The unknown can surface in our lives but only inadvertently. We can’t consciously arrange to encounter it. However, the unknown can arise and when it does, the known can become aware of the totality of oneself. Usually this only happens at the moment of death.

In Tales of Power, Castaneda recounted how Matus taught him about the known and the unknown, and about how the known rules our lives even though it’s weak in comparison to our other side, the unknown. Because of its relative weakness, the known must be cunning and ingenious in maintaining the illusion that the unknown doesn’t exist.
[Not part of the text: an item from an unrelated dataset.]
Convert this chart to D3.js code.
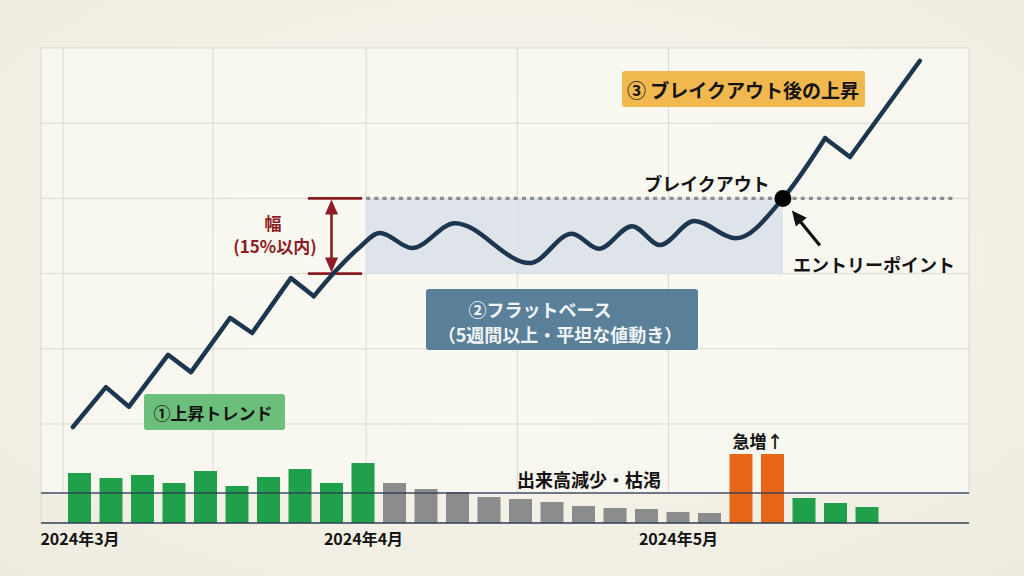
<!DOCTYPE html>
<html><head><meta charset="utf-8">
<script src="https://cdn.jsdelivr.net/npm/d3@7/dist/d3.min.js"></script>
<style>
html,body{margin:0;padding:0;background:#f3f0e6;}
svg{display:block;font-family:"Noto Sans CJK JP","Noto Sans",sans-serif;}
</style></head>
<body>
<svg id="c" width="1024" height="576"></svg>
<script>
// ---------- DATA ----------
const weekTickValues = [0, 9, 19];
const weekTickLabels = ["2024年3月", "2024年4月", "2024年5月"];
const gridWeeks = [-0.52, 4.24, 9.1, 13.9, 18.7];
const gridPrices = [100, 110, 120, 130, 140, 150];

// ① uptrend (zig-zag)
const trendWeeks  = [-0.21, 0.84, 1.57, 2.81, 3.54, 4.78, 5.48, 6.71, 7.44];
const trendPrices = [99.6, 104.9, 102.3, 109.2, 106.9, 114.1, 112.1, 119.4, 117.0];
// ② flat base (smooth waves) up to breakout
const baseWeeks  = [7.44, 8.1, 8.84, 9.54, 10.56, 11.92, 14.30, 15.63, 16.49, 17.54, 18.43, 19.51, 20.84, 22.33, 23.67];
const basePrices = [117.0, 120.2, 123.3, 125.4, 123.4, 126.7, 121.4, 125.3, 123.3, 126.3, 123.8, 127.0, 124.7, 130.0, 138.0];
// ③ post-breakout rise
const riseWeeks  = [23.67, 24.46, 26.68];
const risePrices = [138.0, 135.5, 148.3];

const breakoutWeek = 22.33, breakoutPrice = 130;
const baseStartWeek = 9.1, baseTop = 130, baseBottom = 120;
const pivotEndWeek = 27.75;

// weekly volume
const volumeValues = [100, 90, 96, 80, 104, 74, 92, 108, 80, 120,
                      80, 68, 62, 52, 48, 42, 34, 30, 28, 22, 20,
                      138, 138, 50, 40, 32];
const volumePhase = ["trend","trend","trend","trend","trend","trend","trend","trend","trend","trend",
                     "base","base","base","base","base","base","base","base","base","base","base",
                     "breakout","breakout","rise","rise","rise"];
const volumeRefLevel = 60;

// ---------- SCALES ----------
const svg = d3.select("#c");
const W = 1024, H = 576;
const plotL = 41, plotR = 969, plotT = 48, plotB = 493;
const x = d3.scaleLinear().domain([0, 25]).range([79.5, 867]);
const y = d3.scaleLinear().domain([100, 150]).range([424, 48]);
const yv = d3.scaleLinear().domain([0, 150]).range([523, 448]);
const phaseColor = d3.scaleOrdinal()
  .domain(["trend","base","breakout","rise"])
  .range(["#21a04c", "#8c8c8c", "#e8661a", "#21a04c"]);

// background
const defs = svg.append("defs");
const rg = defs.append("radialGradient").attr("id","bg").attr("cx","50%").attr("cy","45%").attr("r","75%");
rg.append("stop").attr("offset","0%").attr("stop-color","#f8f7f0");
rg.append("stop").attr("offset","100%").attr("stop-color","#efebdf");
svg.append("rect").attr("width",W).attr("height",H).attr("fill","url(#bg)");
svg.append("rect").attr("x",plotL).attr("y",plotT).attr("width",plotR-plotL).attr("height",plotB-plotT)
  .attr("fill","#faf9f3").attr("opacity",0.75);

// grid
const grid = svg.append("g").attr("stroke","#d9d9d3").attr("stroke-width",1).attr("fill","none");
grid.selectAll("line.h").data(gridPrices).join("line").attr("class","h")
  .attr("x1",plotL).attr("x2",plotR).attr("y1",d=>y(d)).attr("y2",d=>y(d));
grid.selectAll("line.v").data(gridWeeks).join("line").attr("class","v")
  .attr("x1",d=>x(d)).attr("x2",d=>x(d)).attr("y1",plotT).attr("y2",plotB);
grid.append("line").attr("x1",plotL).attr("x2",plotL).attr("y1",plotT).attr("y2",yv(0));
grid.append("line").attr("x1",plotR).attr("x2",plotR).attr("y1",plotT).attr("y2",plotB);

// flat base shading
svg.append("rect")
  .attr("x", x(baseStartWeek)).attr("y", y(baseTop))
  .attr("width", x(breakoutWeek) - x(baseStartWeek))
  .attr("height", y(baseBottom) - y(baseTop))
  .attr("fill", "#dae1e8").attr("opacity", 0.9);

// pivot dotted line
svg.append("line")
  .attr("x1", x(baseStartWeek)).attr("x2", x(pivotEndWeek))
  .attr("y1", y(baseTop)).attr("y2", y(baseTop))
  .attr("stroke", "#8d8d8d").attr("stroke-width", 3.2).attr("stroke-dasharray", "4,4.2");

// width bracket
const red = "#8b1d24";
const brL = x(7.25), brR = x(8.97), brX = x(8.0);
const br = svg.append("g").attr("stroke", red).attr("stroke-width", 2.6);
[baseTop, baseBottom].forEach(p => br.append("line").attr("x1",brL).attr("x2",brR).attr("y1",y(p)).attr("y2",y(p)));
br.append("line").attr("x1",brX).attr("x2",brX).attr("y1",y(baseTop)+10).attr("y2",y(baseBottom)-10);
svg.append("path").attr("fill",red)
  .attr("d",`M${brX},${y(baseTop)+1}L${brX-6.5},${y(baseTop)+16}L${brX+6.5},${y(baseTop)+16}Z`);
svg.append("path").attr("fill",red)
  .attr("d",`M${brX},${y(baseBottom)-1}L${brX-6.5},${y(baseBottom)-16}L${brX+6.5},${y(baseBottom)-16}Z`);
svg.append("text").attr("x",273).attr("y",230).attr("text-anchor","middle")
  .attr("font-size",17).attr("font-weight",700).attr("fill",red).text("幅");
svg.append("text").attr("x",275).attr("y",253).attr("text-anchor","middle")
  .attr("font-size",17).attr("font-weight",700).attr("fill",red).text("(15%以内)");

// volume bars
const bw = (x(1) - x(0)) * 0.73;
svg.append("g").selectAll("rect").data(volumeValues).join("rect")
  .attr("x", (d,i) => x(i) - bw/2)
  .attr("y", d => yv(d))
  .attr("width", bw)
  .attr("height", d => yv(0) - yv(d))
  .attr("fill", (d,i) => phaseColor(volumePhase[i]));

// volume reference line & baseline
svg.append("line").attr("x1",plotL).attr("x2",plotR).attr("y1",yv(volumeRefLevel)).attr("y2",yv(volumeRefLevel))
  .attr("stroke","#2c3e55").attr("stroke-width",1.6).attr("opacity",0.9);
svg.append("line").attr("x1",plotL).attr("x2",plotR).attr("y1",yv(0)).attr("y2",yv(0))
  .attr("stroke","#2c3e55").attr("stroke-width",1.6);

// price line
const navy = "#1c3650";
const lineLin = d3.line().x(d=>x(d[0])).y(d=>y(d[1])).curve(d3.curveLinear);
const lineSmooth = d3.line().x(d=>x(d[0])).y(d=>y(d[1])).curve(d3.curveMonotoneX);
const pg = svg.append("g").attr("fill","none").attr("stroke",navy).attr("stroke-width",4.5)
  .attr("stroke-linejoin","round").attr("stroke-linecap","round");
pg.append("path").attr("d", lineLin(d3.zip(trendWeeks, trendPrices)));
pg.append("path").attr("d", lineSmooth(d3.zip(baseWeeks, basePrices)));
pg.append("path").attr("d", lineLin(d3.zip(riseWeeks, risePrices)));

// breakout dot
svg.append("circle").attr("cx", x(breakoutWeek)).attr("cy", y(breakoutPrice)).attr("r", 8.5).attr("fill", "#050505");

// entry arrow
const ax0 = x(breakoutWeek) + 37, ay0 = y(breakoutPrice) + 47;
const ax1 = x(breakoutWeek) + 9, ay1 = y(breakoutPrice) + 12;
svg.append("line").attr("x1",ax0).attr("y1",ay0).attr("x2",ax1+6).attr("y2",ay1+8)
  .attr("stroke","#111").attr("stroke-width",3.2);
{
  const ang = Math.atan2(ay1-ay0, ax1-ax0), L = 15, Wd = 7;
  const bx = ax1 - L*Math.cos(ang), by = ay1 - L*Math.sin(ang);
  const px = -Math.sin(ang)*Wd, py = Math.cos(ang)*Wd;
  svg.append("path").attr("fill","#111")
    .attr("d",`M${ax1},${ay1}L${bx+px},${by+py}L${bx-px},${by-py}Z`);
}

// text helpers
function label(t, xx, yy, size, color, anchor="middle") {
  return svg.append("text").attr("x",xx).attr("y",yy).attr("text-anchor",anchor)
    .attr("dominant-baseline","central")
    .attr("font-size",size).attr("font-weight",700).attr("fill",color).text(t);
}
function box(x0,y0,w,h,fill){
  svg.append("rect").attr("x",x0).attr("y",y0).attr("width",w).attr("height",h).attr("rx",3).attr("fill",fill);
}

box(622, 71, 243, 36, "#f0b84f");
label("③ ブレイクアウト後の上昇", 743, 89, 19, "#141414");

box(426, 289, 272, 61, "#597f99");
label("②フラットベース", 540, 309, 18, "#f1f4f6");
label("（5週間以上・平坦な値動き）", 560, 334, 18, "#f1f4f6");

box(144, 394, 141, 36, "#6bbf7b");
label("①上昇トレンド", 213, 412, 17, "#141414");

label("ブレイクアウト", 707, 183, 18, "#141414");
label("エントリーポイント", 874, 264, 18, "#141414");
label("急増↑", 758, 440, 17, "#141414");
label("出来高減少・枯渇", 589, 479, 18, "#141414");

// x axis
const axis = d3.axisBottom(x).tickValues(weekTickValues)
  .tickFormat((d,i) => weekTickLabels[i]).tickSize(0).tickPadding(0);
const ag = svg.append("g").attr("transform", `translate(0,${534})`).call(axis);
ag.select(".domain").remove();
ag.selectAll("text").attr("font-size",16).attr("font-weight",700).attr("fill","#141414")
  .attr("font-family",'"Noto Sans CJK JP","Noto Sans",sans-serif');
</script>
</body></html>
If the unknown does emerge, the known becomes vulnerable.

Anything more than a brief glimpse of the unknown is deadly for the known and, therefore, for the entire being. When the unknown emerges, it’s like a ‘bad dog’. Repeatedly, Matus dumped buckets of water on Castaneda to ‘whip his nagual back to its place. The tonal must be protected at any cost. The crown has to be taken away from it, but it must remain as the protected overseer.’

The unknown can only emerge safely if it’s used to boost the known. When this is achieved, it’s called personal power. Without long and careful training any encounter with the unknown results in the known ‘crapping out’, creating a fatal shock. Without training, the known prefers to die rather than give up control.

Training the known consists of removing all unnecessary items from it — ‘cleaning the island of the tonal’. Any habits, thoughts, beliefs, and especially memories of relationships, that would prevent the known from surviving an encounter with the unknown, must be recovered and released. A new internal dialog must be developed that allows for the awareness of both the known and the unknown.